Hay libros que guardamos cerca por su significado. Otros, para recordar y releer frases marcadas. Algunos, por su experiencia de lectura. Pero cuando todas las anteriores se concentran en un mismo libro, se genera una especie de lazo, una marca profunda con ese objeto que conecta tiempo y espacio, personas y lugares.
Hay algo llamativo en leer un libro subrayado por otra persona. La inexorable posibilidad de adentrarse en la mente de alguien, de seguir su hilo de pensamiento, hoja a hoja.
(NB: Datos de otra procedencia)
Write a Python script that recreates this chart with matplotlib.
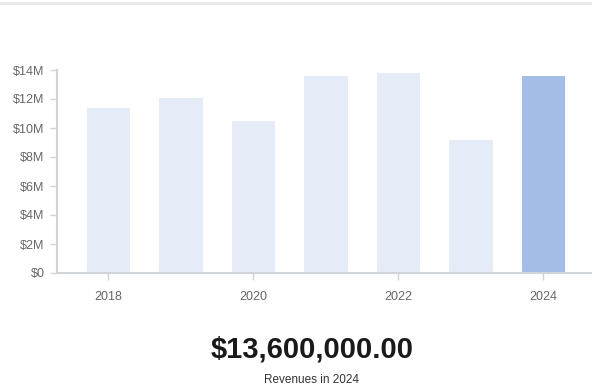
import matplotlib
matplotlib.use("Agg")
import matplotlib.pyplot as plt
from matplotlib.lines import Line2D
from matplotlib.ticker import FuncFormatter

years = [2018, 2019, 2020, 2021, 2022, 2023, 2024]
revenues = [11.4, 12.1, 10.5, 13.6, 13.8, 9.2, 13.6]  # $M
highlight_year = 2024
highlight_value = 13600000.00

plt.rcParams["font.family"] = ["Liberation Sans", "DejaVu Sans"]

fig = plt.figure(figsize=(5.92, 3.91), dpi=100)
ax = fig.add_axes([57 / 592, 118 / 391, 1 - 57 / 592, 203 / 391])

colors = ["#a3bde6" if y == highlight_year else "#e6ecf7" for y in years]
ax.bar(years, revenues, width=0.6, color=colors, zorder=2)

ax.set_xlim(2017.29, 2024.67)
ax.set_ylim(0, 14)
ax.set_yticks(range(0, 15, 2))
ax.yaxis.set_major_formatter(FuncFormatter(lambda v, p: "$0" if v == 0 else f"${v:.0f}M"))
ax.set_xticks([2018, 2020, 2022, 2024])

for side in ["top", "right"]:
    ax.spines[side].set_visible(False)
for side in ["left", "bottom"]:
    ax.spines[side].set_color("#d0d4d9")
    ax.spines[side].set_linewidth(1.5)

ax.tick_params(axis="both", colors="#d0d4d9", labelcolor="#666666", labelsize=9,
               length=5, width=1)
ax.tick_params(axis="x", pad=8)
ax.tick_params(axis="y", pad=4)

# thin rule across the top of the card
fig.add_artist(Line2D([0, 1], [1 - 3 / 391, 1 - 3 / 391], transform=fig.transFigure,
                      color="#e8e8e8", linewidth=2))

fig.text(312 / 592, 1 - 349 / 391, f"${highlight_value:,.2f}", ha="center", va="center",
         fontsize=21, fontweight="bold", color="#1a1a1a")
fig.text(312 / 592, 1 - 380 / 391, f"Revenues in {highlight_year}", ha="center",
         va="center", fontsize=8.5, color="#333333")

fig.savefig("out.png", dpi=100)
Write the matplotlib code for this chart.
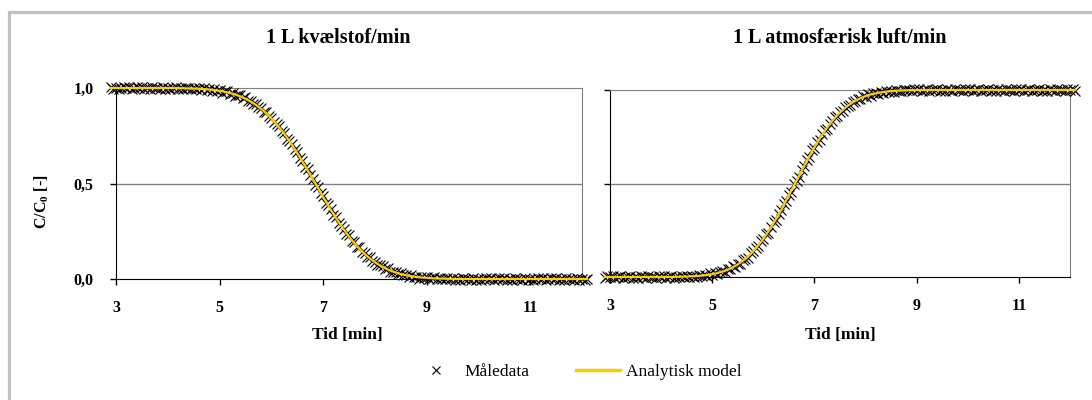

Cuando presto libros míos subrayados, con notas, siento que les doy un pedacito mío, también.
Cuando leo a Clarice, también leo a mi abuela, latente en sus expresiones, en sus idas y vueltas, en su profundidad. En su autenticidad característica.
Quizás por eso describen a Clarice Lispector como una escritora más allá del lenguaje. De hecho, ella llegó a reconocer que utilizaba «la palabra como cebo para captar la entrelínea, algo que está más allá del lenguaje». Es inevitable pensarlo cada vez que un párrafo me obliga a frenar en seco a reflexionar.
Como explica su traductora, Elena Losada: «Cuando uno se acerca a uno de sus textos produce una extrañeza parecida a la que provocan Kafka o Pessoa». En su sensibilidad tan transparente, a veces seca, comparte una visión de la realidad distinta. Nueva, cada vez.
Hace poco Benjamin Moser publicó una biografía de Lispector, donde explicita que jamás se logrará desvelar el misterio de esta reconocida autora. Porque ella es un enigma en sí. En si misma y en su literatura. Quizás esa inquietud latente hace que su voz sea inmortal.